Importance of compassion, communication and respect
Person-centred care relies on respect for patient decisions, compassion in our communication and our capacity to support the entire family and carers. This requires skill and consistency across all disciplines, and we are investing in all our staff to ensure a consistent experience and sense of trust underpins all aspects of our care.
Prompt and appropriate pain relief
Essential to comfort and quality of life is pain relief, as such the importance of being able to provide this quickly has resulted in our expansion of our bedside secure medication protocols enabling nurses to react quickly at the bedside to reduce the development of uncontrolled pain. Uncontrolled pain is escalated for senior clinical review to ensure the most appropriate regimen is considered.
Managing the side effects of medications and the subsequent complications
An equally important part of healthcare is to foresee and minimize known side effects of required treatment, as these can develop and add to the patient’s situation. Constipation is a common complication related to some pain-relieving medications and if not managed can lead to severe pain and complications which require early identification and intervention.

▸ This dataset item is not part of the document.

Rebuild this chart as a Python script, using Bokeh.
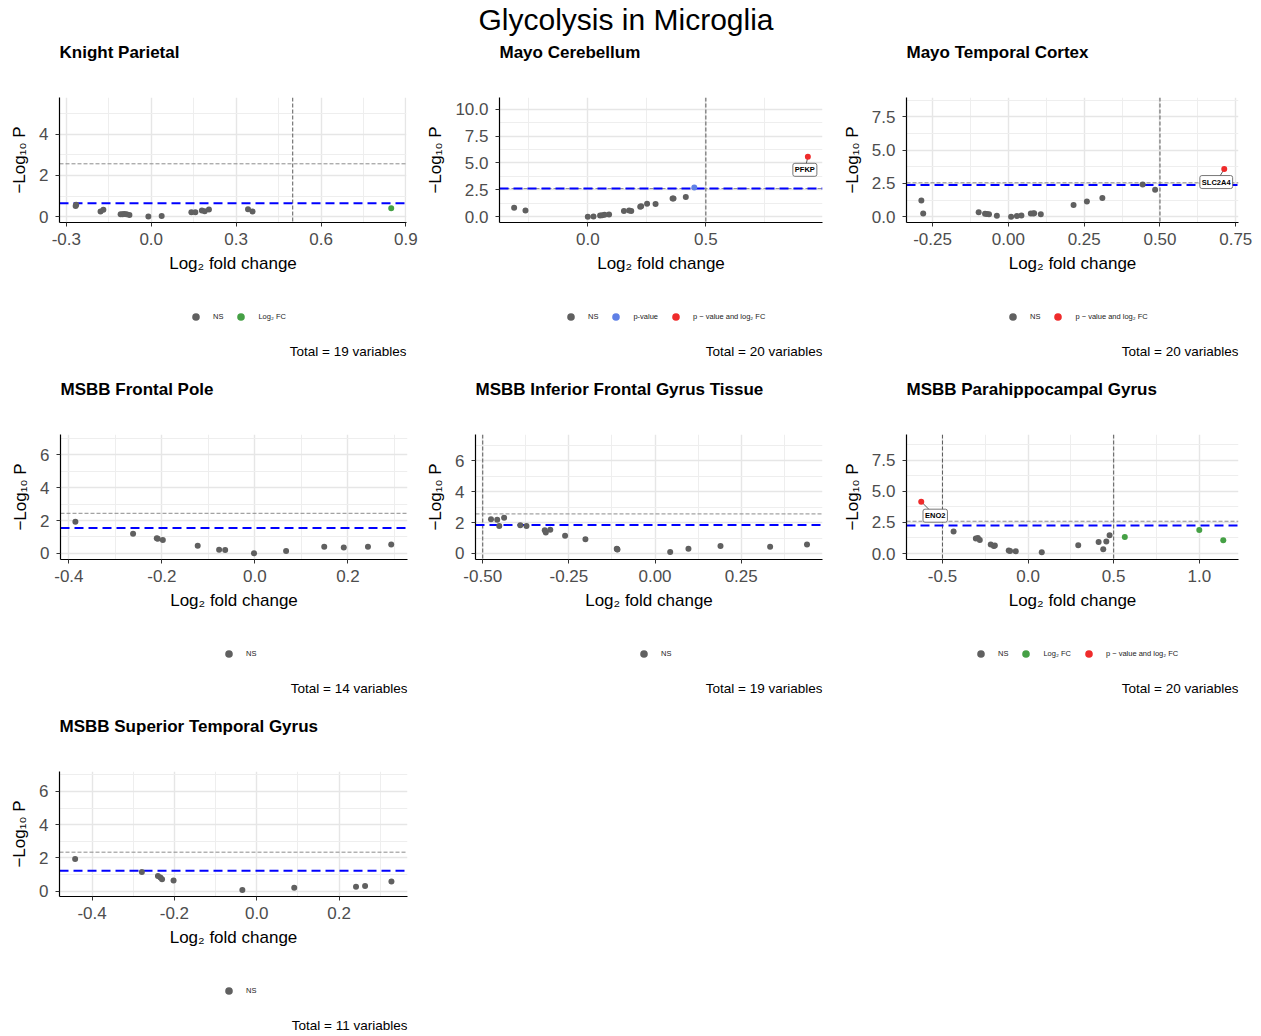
from bokeh.plotting import figure
from bokeh.models import (Range1d, FixedTicker, Span, Label, Legend, LegendItem, Title,
                          ColumnDataSource)
from bokeh.layouts import column, row
from bokeh.embed import file_html
from bokeh.resources import INLINE

FONT = "Liberation Sans"

MAIN_TITLE = "Glycolysis in Microglia"
PANEL_TITLES = ["Knight Parietal", "Mayo Cerebellum", "Mayo Temporal Cortex",
                "MSBB Frontal Pole", "MSBB Inferior Frontal Gyrus Tissue",
                "MSBB Parahippocampal Gyrus", "MSBB Superior Temporal Gyrus"]
TOTALS = [19, 20, 20, 14, 19, 20, 11]

CAT_ORDER = ["NS", "FC", "P", "PFC"]
CAT_LABELS = {"NS": "NS", "FC": "Log₂ FC", "P": "p-value", "PFC": "p − value and log₂ FC"}

# Knight Parietal
KP_LFC = [-0.267, -0.265, -0.179, -0.169, -0.108, -0.101, -0.095, -0.087, -0.077, -0.010,
          0.037, 0.142, 0.156, 0.179, 0.189, 0.204, 0.342, 0.358, 0.848]
KP_NLP = [0.51, 0.57, 0.25, 0.33, 0.11, 0.11, 0.12, 0.11, 0.07, 0.00,
          0.03, 0.21, 0.21, 0.30, 0.26, 0.34, 0.36, 0.25, 0.41]
KP_CAT = ["NS"] * 18 + ["FC"]

# Mayo Cerebellum
MC_LFC = [-0.312, -0.264, 0.000, 0.024, 0.052, 0.061, 0.071, 0.090, 0.153, 0.175,
          0.184, 0.222, 0.226, 0.251, 0.287, 0.359, 0.363, 0.415, 0.451, 0.932]
MC_NLP = [0.84, 0.59, 0.00, 0.03, 0.12, 0.15, 0.19, 0.22, 0.53, 0.59,
          0.53, 0.93, 0.99, 1.21, 1.18, 1.70, 1.70, 1.83, 2.72, 5.57]
MC_CAT = ["NS"] * 18 + ["P", "PFC"]

# Mayo Temporal Cortex
MT_LFC = [-0.287, -0.281, -0.098, -0.077, -0.071, -0.064, -0.038, 0.009, 0.028, 0.043,
          0.074, 0.082, 0.085, 0.107, 0.215, 0.259, 0.310, 0.443, 0.484, 0.712]
MT_NLP = [1.23, 0.25, 0.33, 0.23, 0.20, 0.18, 0.08, 0.00, 0.05, 0.10,
          0.25, 0.25, 0.27, 0.18, 0.88, 1.15, 1.40, 2.43, 2.03, 3.58]
MT_CAT = ["NS"] * 19 + ["PFC"]

# MSBB Frontal Pole
FP_LFC = [-0.386, -0.262, -0.211, -0.209, -0.198, -0.123, -0.077, -0.064, -0.002, 0.067,
          0.149, 0.191, 0.243, 0.293]
FP_NLP = [1.92, 1.19, 0.91, 0.89, 0.81, 0.46, 0.22, 0.20, 0.00, 0.14,
          0.40, 0.36, 0.40, 0.53]
FP_CAT = ["NS"] * 14

# MSBB Inferior Frontal Gyrus Tissue
IF_LFC = [-0.476, -0.458, -0.452, -0.438, -0.391, -0.373, -0.320, -0.317, -0.304, -0.261,
          -0.202, -0.111, -0.110, -0.109, 0.044, 0.097, 0.190, 0.334, 0.441]
IF_NLP = [2.22, 2.19, 1.78, 2.32, 1.83, 1.78, 1.51, 1.35, 1.53, 1.14,
          0.92, 0.30, 0.28, 0.26, 0.09, 0.30, 0.49, 0.43, 0.58]
IF_CAT = ["NS"] * 19

# MSBB Parahippocampal Gyrus
PH_LFC = [-0.624, -0.435, -0.305, -0.293, -0.282, -0.218, -0.200, -0.194, -0.113, -0.105,
          -0.072, 0.080, 0.293, 0.412, 0.439, 0.457, 0.476, 0.565, 1.000, 1.140]
PH_NLP = [4.16, 1.76, 1.20, 1.25, 1.09, 0.72, 0.61, 0.64, 0.24, 0.21,
          0.19, 0.11, 0.67, 0.93, 0.35, 0.96, 1.47, 1.33, 1.89, 1.07]
PH_CAT = ["PFC"] + ["NS"] * 16 + ["FC"] * 3

# MSBB Superior Temporal Gyrus
ST_LFC = [-0.441, -0.279, -0.240, -0.234, -0.230, -0.202, -0.035, 0.091, 0.241, 0.263, 0.327]
ST_NLP = [1.93, 1.14, 0.91, 0.81, 0.71, 0.63, 0.06, 0.20, 0.26, 0.30, 0.57]
ST_CAT = ["NS"] * 11

PANEL_DATA = [(KP_LFC, KP_NLP, KP_CAT), (MC_LFC, MC_NLP, MC_CAT), (MT_LFC, MT_NLP, MT_CAT),
              (FP_LFC, FP_NLP, FP_CAT), (IF_LFC, IF_NLP, IF_CAT), (PH_LFC, PH_NLP, PH_CAT),
              (ST_LFC, ST_NLP, ST_CAT)]

# cutoffs
P_CUTOFF_NLP = [2.57, 2.62, 2.55, 2.44, 2.56, 2.59, 2.34]
BLUE_NLP = [0.65, 2.63, 2.38, 1.54, 1.85, 2.24, 1.22]
FC_CUTOFFS = [-0.5, 0.5]

# labelled genes
GENE_PANEL = [1, 2, 5]
GENE_INDEX = [19, 19, 0]
GENE_NAME = ["PFKP", "SLC2A4", "ENO2"]

# axes
XLIM = [(-0.324, 0.902), (-0.374, 0.994), (-0.336, 0.759), (-0.418, 0.328),
        (-0.521, 0.486), (-0.71, 1.229), (-0.479, 0.366)]
YLIM = [(-0.29, 5.8), (-0.53, 11.08), (-0.43, 8.95), (-0.38, 7.25),
        (-0.39, 7.70), (-0.48, 9.55), (-0.33, 7.2)]
XTICKS = [[-0.3, 0.0, 0.3, 0.6, 0.9], [0.0, 0.5], [-0.25, 0.0, 0.25, 0.5, 0.75],
          [-0.4, -0.2, 0.0, 0.2], [-0.5, -0.25, 0.0, 0.25], [-0.5, 0.0, 0.5, 1.0],
          [-0.4, -0.2, 0.0, 0.2]]
XDEC = [1, 1, 2, 1, 2, 1, 1]
YTICKS = [[0, 2, 4], [0, 2.5, 5, 7.5, 10], [0, 2.5, 5, 7.5], [0, 2, 4, 6],
          [0, 2, 4, 6], [0, 2.5, 5, 7.5], [0, 2, 4, 6]]
YDEC = [0, 1, 1, 0, 0, 1, 0]

# ---------------- styling -----------------
COLORS = {"NS": "#606060", "FC": "#45a045", "P": "#5f80e6", "PFC": "#ef2b2b"}
GENE_OFFSETS = [(-3, -13), (-8, -13), (14, -14)]
FIG_W = [423, 415, 415, 423, 415, 415, 423]
MB_LEFT = [59, 76, 68, 60, 52, 68, 59]
MB_RIGHT = [17, 16, 15, 16, 16, 15, 16]
MB_TOP = 59
FRAME_H = 125
MB_BOTTOM = 60
LEG_H = [93, 93, 93, 93, 93, 93, 80]
LEGEND_X = [127, 62, 97, 159, 159, 65, 160]
LEG_GLYPH = 19


def minor_of(ticks):
    step = ticks[1] - ticks[0]
    ext = [ticks[0] - step] + list(ticks) + [ticks[-1] + step]
    return [(a + b) / 2 for a, b in zip(ext[:-1], ext[1:])]


def make_panel(i):
    lfc, nlp, cat = PANEL_DATA[i]
    fw = FIG_W[i] - MB_LEFT[i] - MB_RIGHT[i]
    p = figure(width=FIG_W[i], height=MB_TOP + FRAME_H + MB_BOTTOM,
               min_border_left=MB_LEFT[i], min_border_right=MB_RIGHT[i],
               min_border_top=MB_TOP, min_border_bottom=MB_BOTTOM,
               x_range=Range1d(*XLIM[i]), y_range=Range1d(*YLIM[i]),
               toolbar_location=None, output_backend="svg", title=None)
    p.outline_line_color = None
    p.background_fill_color = "white"
    p.border_fill_color = "white"

    p.add_layout(Title(text=PANEL_TITLES[i] + "\n", align="left", vertical_align="bottom",
                       standoff=0, text_line_height=1.85, text_font=FONT,
                       text_font_size="17px", text_font_style="bold", text_color="black"),
                 "above")

    xt = FixedTicker(ticks=XTICKS[i], minor_ticks=minor_of(XTICKS[i]))
    yt = FixedTicker(ticks=YTICKS[i], minor_ticks=minor_of(YTICKS[i]))
    p.xaxis.ticker = xt
    p.yaxis.ticker = yt
    p.xgrid.ticker = xt
    p.ygrid.ticker = yt
    p.xaxis.major_label_overrides = {t: f"{t:.{XDEC[i]}f}" for t in XTICKS[i]}
    p.yaxis.major_label_overrides = {t: f"{t:.{YDEC[i]}f}" for t in YTICKS[i]}
    p.xaxis.axis_label = "Log₂ fold change"
    p.yaxis.axis_label = "−Log₁₀ P"
    for ax in (p.xaxis, p.yaxis):
        ax.axis_line_color = "black"
        ax.axis_line_width = 1.2
        ax.major_tick_line_color = "#333333"
        ax.major_tick_out = 4
        ax.major_tick_in = 0
        ax.minor_tick_line_color = None
        ax.major_label_text_font = FONT
        ax.major_label_text_font_size = "17px"
        ax.major_label_text_color = "#4d4d4d"
        ax.axis_label_text_font = FONT
        ax.axis_label_text_font_size = "17px"
        ax.axis_label_text_font_style = "normal"
        ax.axis_label_text_color = "black"
    p.xaxis.major_label_standoff = 6
    p.xaxis.axis_label_standoff = 6
    p.yaxis.major_label_standoff = 7
    p.yaxis.axis_label_standoff = 7

    for g in (p.xgrid, p.ygrid):
        g.grid_line_color = "#E6E6E6"
        g.grid_line_width = 1.4
        g.minor_grid_line_color = "#EEEEEE"
        g.minor_grid_line_width = 1.0

    x0, x1 = XLIM[i]
    for v in FC_CUTOFFS:
        if x0 < v < x1:
            p.add_layout(Span(location=v, dimension="height", line_color="#5a5a5a",
                              line_dash="4 2", line_width=1, level="underlay"))
    p.add_layout(Span(location=P_CUTOFF_NLP[i], dimension="width", line_color="#8c8c8c",
                      line_dash="4 2", line_width=1, level="underlay"))
    p.add_layout(Span(location=BLUE_NLP[i], dimension="width", line_color="blue",
                      line_dash="9 5", line_width=2, level="underlay"))

    xpp = (XLIM[i][1] - XLIM[i][0]) / fw
    ypp = (YLIM[i][1] - YLIM[i][0]) / FRAME_H
    labels = []
    for gp, gi, gn, (dx, dy) in zip(GENE_PANEL, GENE_INDEX, GENE_NAME, GENE_OFFSETS):
        if gp != i:
            continue
        gx, gy = lfc[gi], nlp[gi]
        p.segment(x0=[gx], y0=[gy], x1=[gx + dx * xpp], y1=[gy + dy * ypp],
                  line_color="#333333", line_width=0.8)
        labels.append(Label(x=gx, y=gy, x_offset=dx, y_offset=dy, text=gn,
                            text_font=FONT, text_font_size="7.5px", text_font_style="bold",
                            text_align="center", text_baseline="middle", text_color="black",
                            background_fill_color="white", border_line_color="#555555",
                            border_line_width=0.8, padding=2, border_radius=2))

    present = []
    for c in CAT_ORDER:
        xs = [x for x, k in zip(lfc, cat) if k == c]
        ys = [y for y, k in zip(nlp, cat) if k == c]
        if not xs:
            continue
        p.scatter(x=xs, y=ys, size=6, color=COLORS[c], line_color=None)
        present.append((c, xs, ys))

    for lb in labels:
        p.add_layout(lb)

    # legend + caption strip below the panel (frame aligned with the panel above);
    # its y range lies below every value, so the key renderers only feed the legend swatches
    lf = figure(width=FIG_W[i], height=LEG_H[i], x_range=Range1d(*XLIM[i]),
                y_range=Range1d(-3, -2),
                toolbar_location=None, output_backend="svg", min_border=0,
                x_axis_type=None, y_axis_type=None, title=None)
    lf.outline_line_color = None
    lf.grid.visible = False
    items = []
    for c, xs, ys in present:
        src = ColumnDataSource(dict(x=xs, y=ys))
        r = lf.scatter(x="x", y="y", source=src, size=6, color=COLORS[c], line_color=None)
        items.append(LegendItem(label=CAT_LABELS[c], renderers=[r]))
    legend = Legend(items=items, orientation="horizontal",
                    location=(LEGEND_X[i], LEG_H[i] - 34 - LEG_GLYPH / 2),
                    label_text_font=FONT, label_text_font_size="7.5px",
                    label_text_color="#222222",
                    glyph_width=LEG_GLYPH, glyph_height=LEG_GLYPH, label_height=10,
                    label_width=1, label_standoff=8, spacing=8, padding=0, margin=0,
                    border_line_color=None, background_fill_alpha=0)
    lf.add_layout(legend)
    lf.add_layout(Label(x=fw, y=LEG_H[i] - 69, x_units="screen", y_units="screen",
                        text=f"Total = {TOTALS[i]} variables", text_align="right",
                        text_baseline="middle", text_font=FONT, text_font_size="13.5px",
                        text_color="black"))
    return column(p, lf, spacing=0)


head = figure(width=1245, height=38, x_range=Range1d(0, 1), y_range=Range1d(0, 1),
              toolbar_location=None, output_backend="svg", min_border=0,
              x_axis_type=None, y_axis_type=None, title=None)
head.outline_line_color = None
head.grid.visible = False
head.add_layout(Label(x=0.5, y=0.5, text=MAIN_TITLE, x_offset=3,
                      text_align="center", text_baseline="middle", text_font=FONT,
                      text_font_size="30px", text_color="black"))

panels = [make_panel(i) for i in range(7)]
layout = column(head,
                row(panels[0], panels[1], panels[2], spacing=0),
                row(panels[3], panels[4], panels[5], spacing=0),
                row(panels[6], spacing=0),
                spacing=0)

open("out.html", "w").write(file_html(layout, INLINE, title=MAIN_TITLE))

Chris O’Brien Lifehouse has established a multidisciplinary team with this particular focus to ensure we provide patient education, a program of skills and competencies for our nursing staff and a clinical review and escalation program involving key personnel. The goal of this process is to ensure these basic principles form part of daily assessment and care.
Sadly, during her stay at Chris O’Brien Lifehouse and her short duration at home, Kelly experienced severe pain and discomfort.
It was of paramount importance to Kelly, as a nurse, that as a result of her experience whilst in our care, the lessons learnt will help make lasting changes in the care of others.
With thanks and in memory of Kelly Christey.